By Park Boram
SEOUL, Sept. 3 (Yonhap) -- Images of heathen religious rituals overlapping with pictures of high-tech robotic machines and computer graphics in a wallpaper work at acclaimed artist Yang Hae-gue's latest exhibition in Seoul artistically strip viewers of their sense of time and place.
The wallpaper, "Incubation and Exhaustion," first unveiled in her solo exhibition in the La Panacee art space in Montpellier, France, in 2018, was the result of her thorough anthropological study of Occitania, a southern French region that houses the city of Montpellier.
The wallpaper captures the ancient past of Occitania as a region rich in pagan traditions and its very existence today as the French center for high-tech industries in a single, enigmatic imagery that leaves viewers lost in time.
Time features prominently in Yang's latest exhibition, "When The Year 2000 Comes," which kicked off its two-month run till Nov. 17 on Tuesday at Kukje Gallery in central Seoul.
The exhibition's title was inspired by a 1982 Korean pop song with the same title by the then wildly popular female singer Min Hae-kyung, which delved into the imaginations about the forthcoming millennium.
The song is one of the several sound effects deployed in the multisensory exhibition by Yang here, sending the exhibition's visitors to time travel to the year 1982 and imagine the coming of the new millennium from that point in time, effectively inspiring the visitors to transcend the usual perspective of time.
In that vein, Yang also explores and compares the life trajectories of two famed artists -- French novelist Marguerite Duras and Korean composer Yun I-sang -- an artistic project presented in printout as part of the exhibition.
Born both in the historically turbulent time in the 1910s, the two artists started their artistic journey in Asia and ended up in Europe. The two were not even aware of each other's existence during their lifetimes, but the project shows, with the omnipotent point of view of someone who closely studied the life of both of the artists, how the two different figures' career and life intersect or overlap in time and space.
In an apparent bid to facilitate such mobility in the viewers' perspective of time, Yang rolled in a hoard of gym balls into the exhibition space, Kukje Gallery's K3 hall, on top of her signature mobile sculptures -- Venetian blind installations, known as "Sol LeWit Vehicles," and spheres of small bells.
The exhibition's smoking incense and sound effects, which include birds' chirping sound, sourced from the broadcasting of the historic first summit between President Moon Jae-in and his North Korean counterpart Kim Jong-un at the Demilitarized Zone in April 2018, provoke its visitors to travel in time and space.
While most of her works on display at the latest exhibition, including her 1977 painting "Treasure Ship," delve into the past, the audio work of birdsong deals with the very present time.
"I was overwhelmed by the summit, imagining how so many people in different spaces and time zones around the world would be watching the same scene at the same time," Yang told reporters in a press conference Monday ahead of her show's opening.

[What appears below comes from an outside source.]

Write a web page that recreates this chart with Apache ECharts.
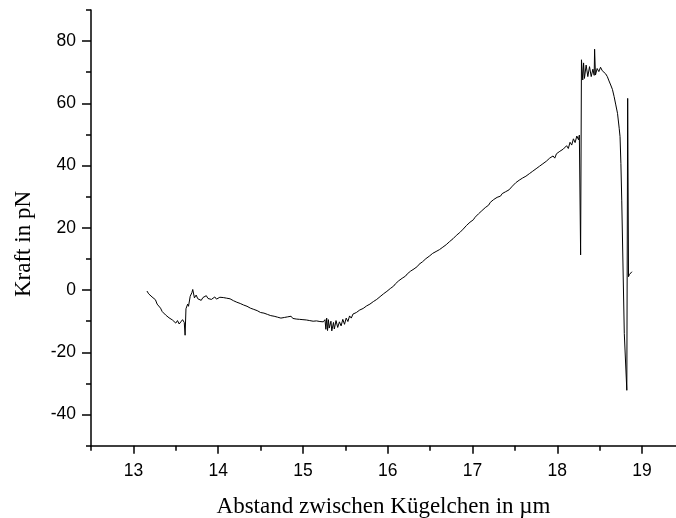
<!DOCTYPE html>
<html>
<head>
<meta charset="utf-8">
<script src="https://cdn.jsdelivr.net/npm/echarts@6/dist/echarts.min.js"></script>
<style>
html,body{margin:0;padding:0;background:#fff;}
#c{width:676px;height:518px;}
</style>
</head>
<body>
<div id="c"></div>
<script>
// Distance between beads (µm)
const distance = [
13.16,13.18,13.20,13.22,13.24,13.26,13.28,13.30,13.32,13.34,13.36,13.38,13.40,13.42,13.44,13.46,13.48,13.50,13.52,13.54,13.56,13.58,13.60,
13.61,13.62,13.64,13.65,13.67,13.69,13.70,13.72,13.74,13.76,13.78,13.80,13.82,13.84,13.86,13.88,13.90,13.92,13.94,13.96,13.98,
14.00,14.02,14.04,14.06,14.08,14.10,14.12,14.14,14.16,14.18,14.20,14.22,14.24,14.26,14.28,14.30,14.32,14.34,14.36,14.38,14.40,
14.42,14.44,14.46,14.48,14.50,14.52,14.54,14.56,14.58,14.60,14.62,14.64,14.66,14.68,14.70,14.72,14.74,14.76,14.78,14.80,
14.82,14.84,14.86,14.88,14.90,14.92,14.94,14.96,14.98,15.00,15.02,15.04,15.06,15.08,15.10,15.12,15.14,15.16,15.18,15.20,
15.22,15.24,15.26,15.27,15.28,15.29,15.30,15.31,15.33,15.34,15.36,15.37,15.39,15.41,15.43,15.45,15.47,15.49,15.51,15.53,
15.55,15.57,15.59,15.61,15.63,15.65,15.67,15.69,15.71,15.73,15.75,15.77,15.79,15.81,15.83,15.85,15.87,15.89,15.91,15.93,
15.95,15.97,15.99,16.01,16.03,16.05,16.07,16.09,16.11,16.13,16.15,16.17,16.19,16.21,16.23,16.25,16.27,16.29,16.31,16.33,
16.35,16.37,16.39,16.41,16.43,16.45,16.47,16.49,16.51,16.53,16.55,16.57,16.59,16.61,16.63,16.65,16.67,16.69,16.71,16.73,
16.75,16.77,16.79,16.81,16.83,16.85,16.87,16.89,16.91,16.93,16.95,16.97,16.99,17.01,17.03,17.05,17.07,17.09,17.11,17.13,
17.15,17.17,17.19,17.21,17.23,17.25,17.27,17.29,17.31,17.33,17.35,17.37,17.39,17.41,17.43,17.45,17.47,17.49,17.51,17.53,
17.55,17.57,17.59,17.61,17.63,17.65,17.67,17.69,17.71,17.73,17.75,17.77,17.79,17.81,17.83,17.85,17.87,17.89,17.91,17.93,
17.95,17.97,17.99,18.01,18.03,18.05,18.07,18.09,18.11,18.13,18.15,18.17,18.19,18.21,18.23,18.25,18.26,18.27,18.275,18.285,
18.30,18.31,18.32,18.34,18.36,18.38,18.40,18.42,18.435,18.44,18.45,18.47,18.49,18.51,18.53,18.55,18.57,18.59,18.61,18.63,
18.65,18.67,18.69,18.71,18.73,18.74,18.75,18.76,18.79,18.82,18.83,18.84,18.85,18.86,18.87,18.88
];
// Force (pN)
const force = [
-0.3,-1.2,-1.0,-2.2,-2.8,-3.1,-4.5,-5.0,-5.8,-6.9,-7.3,-8.0,-8.2,-8.9,-9.1,-9.6,-9.9,-10.6,-9.8,-10.9,-10.2,-9.5,-10.4,
-14.5,-6.0,-4.5,-5.2,-2.0,-0.8,0.2,-2.5,-1.6,-2.8,-2.2,-3.3,-2.4,-2.9,-1.8,-2.7,-2.1,-3.0,-2.6,-2.2,-2.9,
-2.5,-2.3,-2.8,-2.4,-2.1,-2.6,-2.3,-2.8,-2.9,-3.4,-3.2,-3.9,-3.6,-4.3,-4.1,-4.8,-4.6,-5.2,-5.1,-5.8,-5.5,
-6.2,-6.0,-6.6,-6.4,-7.2,-6.8,-7.4,-7.1,-7.8,-7.5,-8.2,-7.6,-8.4,-8.1,-8.7,-8.3,-9.0,-8.5,-8.8,-9.2,
-8.6,-9.0,-8.4,-9.1,-8.7,-9.3,-8.9,-9.4,-8.8,-9.5,-9.0,-9.6,-9.2,-9.8,-9.3,-10.0,-9.4,-9.9,-9.5,-10.1,
-9.6,-10.2,-9.5,-12.6,-9.0,-13.0,-9.5,-12.2,-10.0,-13.1,-10.4,-12.5,-9.8,-12.0,-10.2,-11.5,-9.4,-11.0,-9.0,-10.1,
-8.3,-9.0,-7.7,-8.0,-7.2,-7.3,-6.4,-6.6,-5.9,-6.0,-5.1,-5.3,-4.5,-4.6,-3.7,-3.9,-3.0,-2.9,-2.1,-2.3,
-1.2,-1.5,-0.4,-0.2,0.5,1.0,1.3,2.0,2.2,3.0,3.1,3.8,4.3,4.5,5.2,5.3,6.1,6.3,6.8,7.4,
7.6,8.3,8.4,9.1,9.3,10.1,10.2,10.9,11.0,11.8,11.3,12.4,12.2,13.0,12.9,13.8,13.5,14.6,14.2,15.6,
15.4,16.5,16.3,17.6,17.2,18.5,18.3,19.6,19.5,20.8,20.5,21.8,22.0,22.6,23.4,23.2,24.5,24.3,25.5,25.6,
26.5,26.9,27.3,28.2,28.0,29.1,29.3,29.8,30.4,30.2,31.0,30.9,31.6,31.5,32.2,32.6,33.4,33.2,34.5,34.9,
35.3,35.0,36.0,35.8,36.6,36.5,37.4,37.1,38.2,38.0,39.0,38.7,39.8,39.9,40.6,40.3,41.4,41.0,42.4,41.9,
43.1,42.4,43.8,43.2,44.6,44.0,45.3,44.7,46.4,45.5,47.5,46.6,48.6,47.4,49.5,48.3,49.8,49.3,11.3,74.0,
67.5,73.0,68.0,72.3,68.6,71.8,68.6,71.0,69.0,77.4,69.1,71.2,70.2,71.6,70.5,70.2,69.5,68.6,67.2,65.9,
64.5,62.2,59.5,56.8,52.0,49.3,40.7,28.9,-13.9,-32.2,61.6,4.3,5.0,5.4,4.8,5.9
];
const xMajor = [13,14,15,16,17,18,19];
const xMinor = [12.5,13.5,14.5,15.5,16.5,17.5,18.5];
const yMajor = [-40,-20,0,20,40,60,80];
const yMinor = [-50,-30,-10,10,30,50,70,90];
const xTitle = 'Abstand zwischen Kügelchen in µm';
const yTitle = 'Kraft in pN';

const data = distance.map((d,i)=>[d, force[i]]);
const chart = echarts.init(document.getElementById('c'), null, {renderer:'canvas'});
const labelFont = {color:'#000', fontFamily:'Liberation Sans, Arial, sans-serif', fontSize:17.5};
const titleFont = {color:'#000', fontFamily:'Liberation Serif, Times New Roman, serif', fontSize:23};
chart.setOption({
  animation:false,
  backgroundColor:'#fff',
  grid:{left:91, top:10, right:0, bottom:72.3, containLabel:false, outerBoundsMode:'none'},
  graphic:[{
    type:'text', x:24, y:244, rotation:Math.PI/2,
    style:{text:yTitle, fill:'#000', font:'23px "Liberation Serif", "Times New Roman", serif', align:'center', verticalAlign:'middle'}
  }],
  xAxis:[{
    type:'value', min:12.5, max:19.4, interval:0.5,
    name:xTitle, nameLocation:'middle', nameGap:50,
    nameTextStyle:titleFont,
    axisLine:{show:true, onZero:false, lineStyle:{color:'#000', width:1.5}},
    axisTick:{show:true, inside:false, length:8, lineStyle:{color:'#000', width:1.5}, customValues:xMajor},
    axisLabel:{show:true, margin:16, ...labelFont, customValues:xMajor, formatter:v=>String(v)},
    splitLine:{show:false}
  },{
    type:'value', min:12.5, max:19.4, interval:0.5, position:'bottom',
    axisLine:{show:false, onZero:false},
    axisTick:{show:true, length:5, lineStyle:{color:'#000', width:1.5}, customValues:xMinor},
    axisLabel:{show:false},
    splitLine:{show:false}
  }],
  yAxis:[{
    type:'value', min:-50, max:90, interval:10,
    axisLine:{show:true, onZero:false, lineStyle:{color:'#000', width:1.5}},
    axisTick:{show:true, length:9, lineStyle:{color:'#000', width:1.5}, customValues:yMajor},
    axisLabel:{show:true, margin:15, ...labelFont, customValues:yMajor, formatter:v=>String(v)},
    splitLine:{show:false}
  },{
    type:'value', min:-50, max:90, interval:10, position:'left',
    axisLine:{show:false, onZero:false},
    axisTick:{show:true, length:5, lineStyle:{color:'#000', width:1.5}, customValues:yMinor},
    axisLabel:{show:false},
    splitLine:{show:false}
  }],
  series:[{
    type:'line', xAxisIndex:0, yAxisIndex:0, data:data,
    showSymbol:false, symbol:'none',
    lineStyle:{color:'#000', width:1},
    clip:true
  }]
});
</script>
</body>
</html>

"Peace and the military tension at the DMZ are the very real stories of this very existing time, about which I don't even need to speak a word," she noted.
The exhibition is Yang's first show at her home country in four years and marks her return home to a hero's welcome after she won a prestigious German arts prize, the Wolfgang Hahn Preis, in 2018 as the first Asian artist ever.
Her last show in Seoul was "Shooting the Elephant," hosted by the Leeum Samsung Museum of Art in 2015.
The 48-year-old is also poised to present her new sculpture work, "Handles," at the Museum of Modern Art in Manhattan, New York, when the worldly renowned museum reopens in late October after renovation.